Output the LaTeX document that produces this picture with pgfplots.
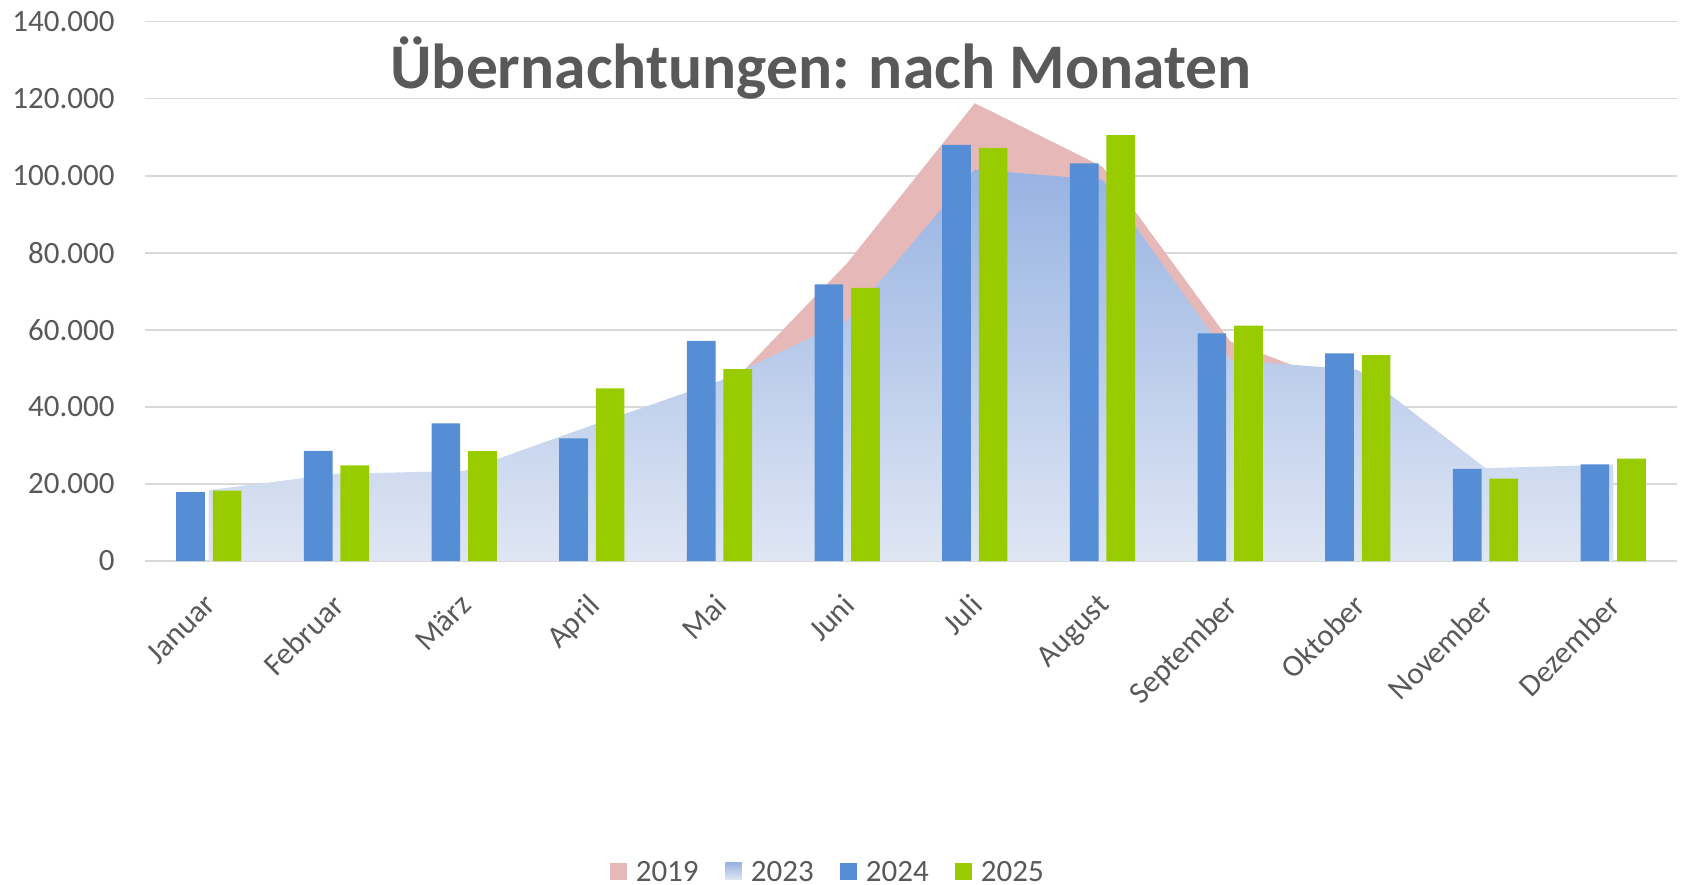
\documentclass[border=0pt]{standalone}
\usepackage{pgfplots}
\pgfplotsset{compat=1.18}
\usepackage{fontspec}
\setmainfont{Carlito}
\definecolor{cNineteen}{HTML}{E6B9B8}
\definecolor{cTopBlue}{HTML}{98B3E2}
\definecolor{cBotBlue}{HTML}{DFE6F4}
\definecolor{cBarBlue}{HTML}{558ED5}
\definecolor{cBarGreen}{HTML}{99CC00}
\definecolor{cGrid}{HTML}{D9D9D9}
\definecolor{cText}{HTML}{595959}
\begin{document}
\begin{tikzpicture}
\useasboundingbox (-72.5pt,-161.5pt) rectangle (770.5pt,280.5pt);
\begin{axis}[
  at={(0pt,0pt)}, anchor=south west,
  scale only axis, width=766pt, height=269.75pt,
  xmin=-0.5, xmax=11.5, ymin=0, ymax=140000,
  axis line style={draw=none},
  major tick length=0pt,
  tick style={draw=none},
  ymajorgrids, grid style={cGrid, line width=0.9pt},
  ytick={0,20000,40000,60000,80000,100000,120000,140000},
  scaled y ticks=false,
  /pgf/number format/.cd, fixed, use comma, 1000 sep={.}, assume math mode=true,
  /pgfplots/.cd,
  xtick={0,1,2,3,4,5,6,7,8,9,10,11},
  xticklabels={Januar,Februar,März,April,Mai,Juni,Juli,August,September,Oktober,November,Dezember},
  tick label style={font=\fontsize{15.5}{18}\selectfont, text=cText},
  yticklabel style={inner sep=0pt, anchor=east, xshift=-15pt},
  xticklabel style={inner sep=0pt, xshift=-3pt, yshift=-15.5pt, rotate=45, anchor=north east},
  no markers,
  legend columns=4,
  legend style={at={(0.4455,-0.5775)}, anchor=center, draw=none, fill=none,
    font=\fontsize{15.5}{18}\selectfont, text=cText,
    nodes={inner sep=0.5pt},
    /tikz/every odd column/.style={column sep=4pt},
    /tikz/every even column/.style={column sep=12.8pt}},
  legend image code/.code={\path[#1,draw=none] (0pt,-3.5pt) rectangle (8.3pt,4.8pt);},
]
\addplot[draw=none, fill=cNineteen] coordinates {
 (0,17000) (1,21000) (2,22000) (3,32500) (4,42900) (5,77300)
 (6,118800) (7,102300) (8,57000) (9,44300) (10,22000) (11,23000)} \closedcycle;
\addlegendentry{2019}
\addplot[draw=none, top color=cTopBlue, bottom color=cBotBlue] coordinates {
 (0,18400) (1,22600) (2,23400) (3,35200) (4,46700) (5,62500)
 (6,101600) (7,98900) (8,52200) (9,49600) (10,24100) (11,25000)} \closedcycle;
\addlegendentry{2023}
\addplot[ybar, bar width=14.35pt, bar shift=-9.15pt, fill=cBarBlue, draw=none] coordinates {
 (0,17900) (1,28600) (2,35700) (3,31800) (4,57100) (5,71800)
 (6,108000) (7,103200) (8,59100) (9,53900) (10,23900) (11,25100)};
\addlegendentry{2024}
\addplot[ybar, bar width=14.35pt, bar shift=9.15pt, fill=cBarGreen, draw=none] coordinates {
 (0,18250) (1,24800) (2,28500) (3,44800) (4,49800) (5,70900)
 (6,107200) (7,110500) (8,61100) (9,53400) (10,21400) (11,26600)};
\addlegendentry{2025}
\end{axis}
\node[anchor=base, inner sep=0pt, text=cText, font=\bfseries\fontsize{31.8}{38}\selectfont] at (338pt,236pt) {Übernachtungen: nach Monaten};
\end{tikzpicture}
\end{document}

**Problem**
Reproduce the material word for word, minus the images.

**Result for this exercise**
Output the LaTeX document that produces this picture with pgfplots.
\documentclass[border=0pt]{standalone}
\usepackage{pgfplots}
\pgfplotsset{compat=1.18}
\usepackage{fontspec}
\setmainfont{Carlito}
\definecolor{cNineteen}{HTML}{E6B9B8}
\definecolor{cTopBlue}{HTML}{98B3E2}
\definecolor{cBotBlue}{HTML}{DFE6F4}
\definecolor{cBarBlue}{HTML}{558ED5}
\definecolor{cBarGreen}{HTML}{99CC00}
\definecolor{cGrid}{HTML}{D9D9D9}
\definecolor{cText}{HTML}{595959}
\begin{document}
\begin{tikzpicture}
\useasboundingbox (-72.5pt,-161.5pt) rectangle (770.5pt,280.5pt);
\begin{axis}[
  at={(0pt,0pt)}, anchor=south west,
  scale only axis, width=766pt, height=269.75pt,
  xmin=-0.5, xmax=11.5, ymin=0, ymax=140000,
  axis line style={draw=none},
  major tick length=0pt,
  tick style={draw=none},
  ymajorgrids, grid style={cGrid, line width=0.9pt},
  ytick={0,20000,40000,60000,80000,100000,120000,140000},
  scaled y ticks=false,
  /pgf/number format/.cd, fixed, use comma, 1000 sep={.}, assume math mode=true,
  /pgfplots/.cd,
  xtick={0,1,2,3,4,5,6,7,8,9,10,11},
  xticklabels={Januar,Februar,März,April,Mai,Juni,Juli,August,September,Oktober,November,Dezember},
  tick label style={font=\fontsize{15.5}{18}\selectfont, text=cText},
  yticklabel style={inner sep=0pt, anchor=east, xshift=-15pt},
  xticklabel style={inner sep=0pt, xshift=-3pt, yshift=-15.5pt, rotate=45, anchor=north east},
  no markers,
  legend columns=4,
  legend style={at={(0.4455,-0.5775)}, anchor=center, draw=none, fill=none,
    font=\fontsize{15.5}{18}\selectfont, text=cText,
    nodes={inner sep=0.5pt},
    /tikz/every odd column/.style={column sep=4pt},
    /tikz/every even column/.style={column sep=12.8pt}},
  legend image code/.code={\path[#1,draw=none] (0pt,-3.5pt) rectangle (8.3pt,4.8pt);},
]
\addplot[draw=none, fill=cNineteen] coordinates {
 (0,17000) (1,21000) (2,22000) (3,32500) (4,42900) (5,77300)
 (6,118800) (7,102300) (8,57000) (9,44300) (10,22000) (11,23000)} \closedcycle;
\addlegendentry{2019}
\addplot[draw=none, top color=cTopBlue, bottom color=cBotBlue] coordinates {
 (0,18400) (1,22600) (2,23400) (3,35200) (4,46700) (5,62500)
 (6,101600) (7,98900) (8,52200) (9,49600) (10,24100) (11,25000)} \closedcycle;
\addlegendentry{2023}
\addplot[ybar, bar width=14.35pt, bar shift=-9.15pt, fill=cBarBlue, draw=none] coordinates {
 (0,17900) (1,28600) (2,35700) (3,31800) (4,57100) (5,71800)
 (6,108000) (7,103200) (8,59100) (9,53900) (10,23900) (11,25100)};
\addlegendentry{2024}
\addplot[ybar, bar width=14.35pt, bar shift=9.15pt, fill=cBarGreen, draw=none] coordinates {
 (0,18250) (1,24800) (2,28500) (3,44800) (4,49800) (5,70900)
 (6,107200) (7,110500) (8,61100) (9,53400) (10,21400) (11,26600)};
\addlegendentry{2025}
\end{axis}
\node[anchor=base, inner sep=0pt, text=cText, font=\bfseries\fontsize{31.8}{38}\selectfont] at (338pt,236pt) {Übernachtungen: nach Monaten};
\end{tikzpicture}
\end{document}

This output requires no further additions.